» Your objective: State the number of lines that hold the string "this", with nothing added.

» The records:

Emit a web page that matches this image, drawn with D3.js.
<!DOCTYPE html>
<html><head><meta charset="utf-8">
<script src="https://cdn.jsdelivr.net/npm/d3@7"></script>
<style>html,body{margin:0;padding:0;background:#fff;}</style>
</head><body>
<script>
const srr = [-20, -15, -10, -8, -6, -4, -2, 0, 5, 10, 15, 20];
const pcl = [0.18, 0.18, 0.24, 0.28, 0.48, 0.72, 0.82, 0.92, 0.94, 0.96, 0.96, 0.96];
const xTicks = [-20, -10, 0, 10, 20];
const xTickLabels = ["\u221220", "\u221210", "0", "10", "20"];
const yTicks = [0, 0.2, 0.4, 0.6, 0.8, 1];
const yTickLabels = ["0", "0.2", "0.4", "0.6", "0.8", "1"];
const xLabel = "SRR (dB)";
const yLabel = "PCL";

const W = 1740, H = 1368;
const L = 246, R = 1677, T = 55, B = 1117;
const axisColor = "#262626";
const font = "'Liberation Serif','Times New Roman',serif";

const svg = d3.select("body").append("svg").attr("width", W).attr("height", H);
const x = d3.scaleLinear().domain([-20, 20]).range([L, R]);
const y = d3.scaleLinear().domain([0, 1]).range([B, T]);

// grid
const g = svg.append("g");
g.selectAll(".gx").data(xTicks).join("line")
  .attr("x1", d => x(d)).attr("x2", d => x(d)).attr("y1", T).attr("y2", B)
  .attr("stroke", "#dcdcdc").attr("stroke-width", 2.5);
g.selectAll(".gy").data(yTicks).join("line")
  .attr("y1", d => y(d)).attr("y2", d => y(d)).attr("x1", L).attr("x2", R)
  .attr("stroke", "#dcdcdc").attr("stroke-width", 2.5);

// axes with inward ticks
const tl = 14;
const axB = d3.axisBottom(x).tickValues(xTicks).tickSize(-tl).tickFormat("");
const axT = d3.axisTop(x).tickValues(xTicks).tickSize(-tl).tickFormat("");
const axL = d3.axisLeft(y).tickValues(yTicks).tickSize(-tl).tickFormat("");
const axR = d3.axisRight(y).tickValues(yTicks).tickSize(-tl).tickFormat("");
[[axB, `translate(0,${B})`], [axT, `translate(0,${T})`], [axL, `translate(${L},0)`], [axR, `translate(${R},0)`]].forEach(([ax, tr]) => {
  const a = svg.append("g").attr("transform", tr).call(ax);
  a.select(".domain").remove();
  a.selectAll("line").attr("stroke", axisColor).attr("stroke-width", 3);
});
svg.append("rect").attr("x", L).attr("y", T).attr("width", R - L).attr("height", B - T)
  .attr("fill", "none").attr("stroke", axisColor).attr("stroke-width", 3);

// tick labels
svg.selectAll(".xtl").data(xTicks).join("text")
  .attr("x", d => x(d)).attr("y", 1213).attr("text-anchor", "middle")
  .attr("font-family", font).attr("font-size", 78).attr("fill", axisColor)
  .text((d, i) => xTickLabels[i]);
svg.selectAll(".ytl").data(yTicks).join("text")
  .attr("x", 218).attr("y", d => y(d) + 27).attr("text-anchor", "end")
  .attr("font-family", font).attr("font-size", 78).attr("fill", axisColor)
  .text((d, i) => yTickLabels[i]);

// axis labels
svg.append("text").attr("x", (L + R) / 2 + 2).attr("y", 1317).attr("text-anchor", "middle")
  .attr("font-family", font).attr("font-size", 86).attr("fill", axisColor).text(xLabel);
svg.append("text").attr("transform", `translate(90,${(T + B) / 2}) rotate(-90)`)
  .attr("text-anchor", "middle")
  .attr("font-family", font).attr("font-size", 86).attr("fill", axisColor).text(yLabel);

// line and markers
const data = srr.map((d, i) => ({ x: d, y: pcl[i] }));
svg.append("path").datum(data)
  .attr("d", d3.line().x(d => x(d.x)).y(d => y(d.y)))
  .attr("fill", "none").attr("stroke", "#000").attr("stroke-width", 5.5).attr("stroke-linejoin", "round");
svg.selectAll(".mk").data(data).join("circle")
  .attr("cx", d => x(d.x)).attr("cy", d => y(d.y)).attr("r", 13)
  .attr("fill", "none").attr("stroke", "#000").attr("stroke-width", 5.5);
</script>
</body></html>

--

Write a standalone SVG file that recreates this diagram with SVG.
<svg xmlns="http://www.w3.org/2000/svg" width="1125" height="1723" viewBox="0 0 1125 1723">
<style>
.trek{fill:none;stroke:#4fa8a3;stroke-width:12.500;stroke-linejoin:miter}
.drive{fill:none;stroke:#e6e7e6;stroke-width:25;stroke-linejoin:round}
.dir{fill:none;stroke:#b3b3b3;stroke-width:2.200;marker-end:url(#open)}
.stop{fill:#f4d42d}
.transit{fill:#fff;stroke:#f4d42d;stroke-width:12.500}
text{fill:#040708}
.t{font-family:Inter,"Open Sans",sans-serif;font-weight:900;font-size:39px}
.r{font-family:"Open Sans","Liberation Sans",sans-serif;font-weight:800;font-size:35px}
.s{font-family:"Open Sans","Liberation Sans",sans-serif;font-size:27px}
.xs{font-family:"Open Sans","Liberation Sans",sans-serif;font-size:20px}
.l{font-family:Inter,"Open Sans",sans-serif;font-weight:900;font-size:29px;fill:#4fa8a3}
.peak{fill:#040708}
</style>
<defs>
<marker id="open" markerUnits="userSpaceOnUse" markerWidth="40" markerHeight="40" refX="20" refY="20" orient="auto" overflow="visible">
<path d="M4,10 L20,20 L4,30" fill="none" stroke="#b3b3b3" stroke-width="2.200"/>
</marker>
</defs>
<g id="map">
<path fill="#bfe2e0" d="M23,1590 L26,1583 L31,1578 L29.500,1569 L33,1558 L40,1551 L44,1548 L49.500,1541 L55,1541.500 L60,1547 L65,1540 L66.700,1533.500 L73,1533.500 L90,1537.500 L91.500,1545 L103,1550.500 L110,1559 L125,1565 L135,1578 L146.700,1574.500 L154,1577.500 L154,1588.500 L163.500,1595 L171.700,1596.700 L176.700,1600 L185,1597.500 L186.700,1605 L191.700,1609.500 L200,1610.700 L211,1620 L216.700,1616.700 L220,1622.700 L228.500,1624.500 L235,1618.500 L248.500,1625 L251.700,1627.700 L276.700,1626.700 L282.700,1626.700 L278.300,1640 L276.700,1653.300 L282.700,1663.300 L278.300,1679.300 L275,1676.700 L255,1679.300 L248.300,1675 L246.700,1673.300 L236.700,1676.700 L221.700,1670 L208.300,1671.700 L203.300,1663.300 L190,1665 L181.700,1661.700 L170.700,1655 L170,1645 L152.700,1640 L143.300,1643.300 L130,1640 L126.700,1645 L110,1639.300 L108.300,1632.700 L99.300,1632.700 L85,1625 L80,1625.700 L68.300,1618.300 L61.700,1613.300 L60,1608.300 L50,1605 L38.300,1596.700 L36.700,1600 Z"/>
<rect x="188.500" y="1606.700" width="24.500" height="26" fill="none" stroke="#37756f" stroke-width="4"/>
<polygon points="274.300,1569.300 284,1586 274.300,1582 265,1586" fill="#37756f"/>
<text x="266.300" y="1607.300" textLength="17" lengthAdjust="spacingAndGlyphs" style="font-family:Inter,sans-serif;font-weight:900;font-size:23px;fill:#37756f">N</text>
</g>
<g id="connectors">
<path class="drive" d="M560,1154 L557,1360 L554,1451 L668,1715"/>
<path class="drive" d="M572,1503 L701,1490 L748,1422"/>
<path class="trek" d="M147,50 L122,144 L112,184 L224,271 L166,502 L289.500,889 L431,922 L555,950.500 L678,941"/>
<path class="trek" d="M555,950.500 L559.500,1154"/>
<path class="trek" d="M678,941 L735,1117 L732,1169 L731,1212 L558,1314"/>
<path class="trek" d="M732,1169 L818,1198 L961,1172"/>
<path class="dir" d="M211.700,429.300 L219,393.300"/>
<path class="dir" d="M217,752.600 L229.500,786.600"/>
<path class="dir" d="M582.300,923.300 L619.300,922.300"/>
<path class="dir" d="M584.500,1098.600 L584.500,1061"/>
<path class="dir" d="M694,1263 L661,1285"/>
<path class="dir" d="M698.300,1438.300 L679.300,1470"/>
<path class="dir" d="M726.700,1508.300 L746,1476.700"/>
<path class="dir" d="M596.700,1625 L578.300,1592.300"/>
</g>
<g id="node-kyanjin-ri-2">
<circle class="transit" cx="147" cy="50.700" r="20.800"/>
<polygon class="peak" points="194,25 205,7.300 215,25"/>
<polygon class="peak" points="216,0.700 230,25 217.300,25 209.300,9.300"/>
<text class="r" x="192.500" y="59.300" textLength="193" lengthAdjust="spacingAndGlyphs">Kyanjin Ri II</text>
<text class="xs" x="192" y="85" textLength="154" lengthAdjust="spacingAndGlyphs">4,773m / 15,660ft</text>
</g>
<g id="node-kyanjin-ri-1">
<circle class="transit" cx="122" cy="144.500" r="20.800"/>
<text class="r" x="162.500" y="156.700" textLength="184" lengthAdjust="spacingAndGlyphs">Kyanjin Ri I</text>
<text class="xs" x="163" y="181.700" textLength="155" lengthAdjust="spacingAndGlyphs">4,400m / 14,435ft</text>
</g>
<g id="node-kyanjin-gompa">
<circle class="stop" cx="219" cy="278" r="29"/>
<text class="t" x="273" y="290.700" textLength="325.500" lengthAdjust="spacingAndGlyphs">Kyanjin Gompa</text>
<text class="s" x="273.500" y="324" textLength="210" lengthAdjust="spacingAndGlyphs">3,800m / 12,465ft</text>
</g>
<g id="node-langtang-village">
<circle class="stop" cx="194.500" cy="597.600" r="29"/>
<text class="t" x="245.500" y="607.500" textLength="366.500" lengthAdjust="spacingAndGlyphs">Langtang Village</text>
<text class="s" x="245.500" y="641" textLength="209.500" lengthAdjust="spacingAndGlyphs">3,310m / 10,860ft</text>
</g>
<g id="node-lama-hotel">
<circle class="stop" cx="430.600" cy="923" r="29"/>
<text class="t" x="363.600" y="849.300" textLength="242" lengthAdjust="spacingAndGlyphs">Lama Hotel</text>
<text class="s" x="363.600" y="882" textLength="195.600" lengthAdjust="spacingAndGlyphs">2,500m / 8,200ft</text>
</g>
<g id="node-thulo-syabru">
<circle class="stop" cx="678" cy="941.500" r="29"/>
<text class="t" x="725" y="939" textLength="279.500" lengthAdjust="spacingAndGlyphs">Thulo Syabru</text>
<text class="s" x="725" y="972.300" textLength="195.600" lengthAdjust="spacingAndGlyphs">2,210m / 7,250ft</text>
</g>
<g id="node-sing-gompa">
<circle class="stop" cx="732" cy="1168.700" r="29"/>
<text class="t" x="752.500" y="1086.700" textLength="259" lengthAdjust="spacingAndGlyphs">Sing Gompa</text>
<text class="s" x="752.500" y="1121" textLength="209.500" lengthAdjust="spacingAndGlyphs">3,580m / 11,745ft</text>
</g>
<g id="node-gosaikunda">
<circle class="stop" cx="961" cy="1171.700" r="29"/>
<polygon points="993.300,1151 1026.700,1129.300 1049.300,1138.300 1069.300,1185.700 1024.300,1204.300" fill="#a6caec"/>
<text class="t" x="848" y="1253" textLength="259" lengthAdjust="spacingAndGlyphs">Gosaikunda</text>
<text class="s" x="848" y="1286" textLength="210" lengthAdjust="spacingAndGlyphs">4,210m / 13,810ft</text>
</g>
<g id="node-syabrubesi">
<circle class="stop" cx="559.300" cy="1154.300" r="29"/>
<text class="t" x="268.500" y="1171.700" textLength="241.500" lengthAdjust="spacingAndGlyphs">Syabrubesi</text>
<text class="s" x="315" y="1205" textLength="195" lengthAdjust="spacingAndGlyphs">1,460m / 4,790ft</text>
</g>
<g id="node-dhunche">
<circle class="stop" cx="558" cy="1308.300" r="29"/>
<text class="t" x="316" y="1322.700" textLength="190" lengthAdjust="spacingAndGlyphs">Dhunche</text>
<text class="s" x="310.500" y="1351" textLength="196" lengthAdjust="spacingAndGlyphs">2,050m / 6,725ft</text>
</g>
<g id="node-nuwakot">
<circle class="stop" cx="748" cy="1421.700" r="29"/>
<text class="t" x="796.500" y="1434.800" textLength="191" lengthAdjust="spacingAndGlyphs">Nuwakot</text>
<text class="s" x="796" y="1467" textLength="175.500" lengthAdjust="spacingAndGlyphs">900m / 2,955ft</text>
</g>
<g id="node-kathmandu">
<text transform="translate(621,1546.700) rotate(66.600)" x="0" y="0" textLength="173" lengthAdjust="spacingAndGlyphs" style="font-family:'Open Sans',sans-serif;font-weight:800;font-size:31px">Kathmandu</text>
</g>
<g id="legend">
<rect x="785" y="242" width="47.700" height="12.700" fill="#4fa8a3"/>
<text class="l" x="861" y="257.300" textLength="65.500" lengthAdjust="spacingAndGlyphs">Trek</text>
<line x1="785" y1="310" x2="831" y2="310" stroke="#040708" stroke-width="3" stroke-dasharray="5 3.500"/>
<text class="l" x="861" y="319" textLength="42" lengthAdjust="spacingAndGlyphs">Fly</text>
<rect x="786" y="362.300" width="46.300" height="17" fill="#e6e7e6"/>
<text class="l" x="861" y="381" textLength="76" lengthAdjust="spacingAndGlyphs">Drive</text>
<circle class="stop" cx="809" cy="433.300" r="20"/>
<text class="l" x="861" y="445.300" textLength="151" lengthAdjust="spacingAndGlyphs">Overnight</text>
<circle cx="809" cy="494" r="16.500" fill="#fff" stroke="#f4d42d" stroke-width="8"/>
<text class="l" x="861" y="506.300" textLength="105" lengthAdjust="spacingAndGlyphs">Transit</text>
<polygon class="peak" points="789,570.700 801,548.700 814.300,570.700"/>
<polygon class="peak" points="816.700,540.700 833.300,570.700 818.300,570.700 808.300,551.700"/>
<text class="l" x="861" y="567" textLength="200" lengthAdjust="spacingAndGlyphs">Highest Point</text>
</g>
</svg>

» The completed task: 2